New Push to Get Food Trucks Taxed, Capped – And Soon

Prince of Petworth checked in with Ward 4 Councilmember Muriel Bowser, who says that she's considering emergency legislation to slap a moratorium on the number of food trucks on D.C. streets, and tax those that remain.
 
Indeed, D.C. Chamber of Commerce spokeswoman Janene Jackson confirms that she's teamed up with the Restaurant Association of Metropolitan Washington and the Apartment and Office Building Association to ask for the cap, as well as a 10 percent sales tax, since proposed regulations that would govern food trucks are unsatisfactory.

"It's not that we don't want mobile food vendors," Jackson said. "We're in a deficit, and if bricks and mortars have to pay up, then we all have to pay up."

My colleague Alan Suderman is also hearing that the issue could come up as soon as Tuesday's Council legislative meeting, where members will be voting on a plan to close the budget shortfall.

For all the background you need, check out our dearly departed Tim Carman's cover story from a few months back.

UPDATE, 4:30 p.m. - Bowser says that the issue won't come up tomorrow, and clarifies that she strongly opposes a moratorium on the number of food trucks (I initially misread PoP's post).

UPDATE, 5:18 p.m. - Asher Huey, an online organizer helping food truck vendors in their regulatory campaign, says that Bowser's office hasn't yet received the Chief Financial Officer's scoring for a proposed tax increase, which means it can't be included in the gap closing plan. Also, incoming Council Chairman Kwame Brown sat down with several food truck owners and said that while he opposes a moratorium and would not support a tax in the budget legislation, he would like to see a sales tax bill next year that could be debated and implemented fairly.

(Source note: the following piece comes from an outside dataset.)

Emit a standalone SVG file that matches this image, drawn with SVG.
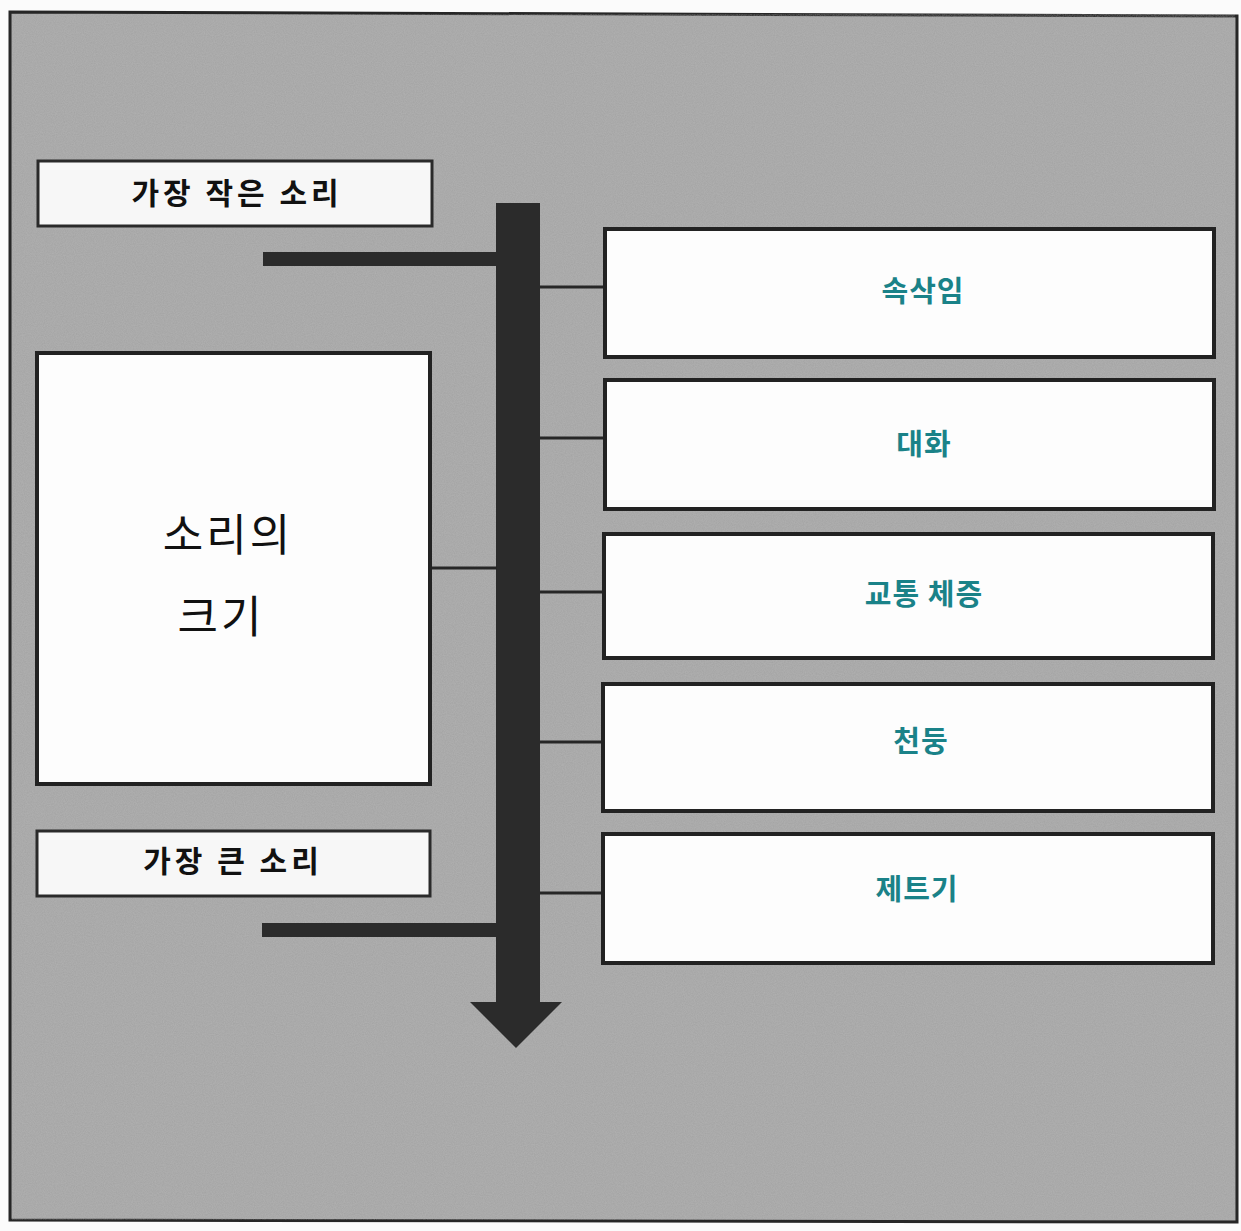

But AOBA's Shaun Pharr is more optimistic about the sales tax's short-term prospects. "In light of the city’s current financial distress, it will come as no surprise if the sales tax aspect comes up in budget deliberations between now and the end of the current Council Period," he e-mails. Pharr praises rules recently passed in San Francisco that both make it easier for vendors to get permits and allow brick-and-mortar businesses a forum to voice their concerns before permits are granted. And some restaurants, he says, are even interested in starting up mobile branches themselves. "However," he writes, "...while mobile vending is desirable, it is both illogical and inequitable to let it proliferate in an almost entirely unregulated, Wild West fashion."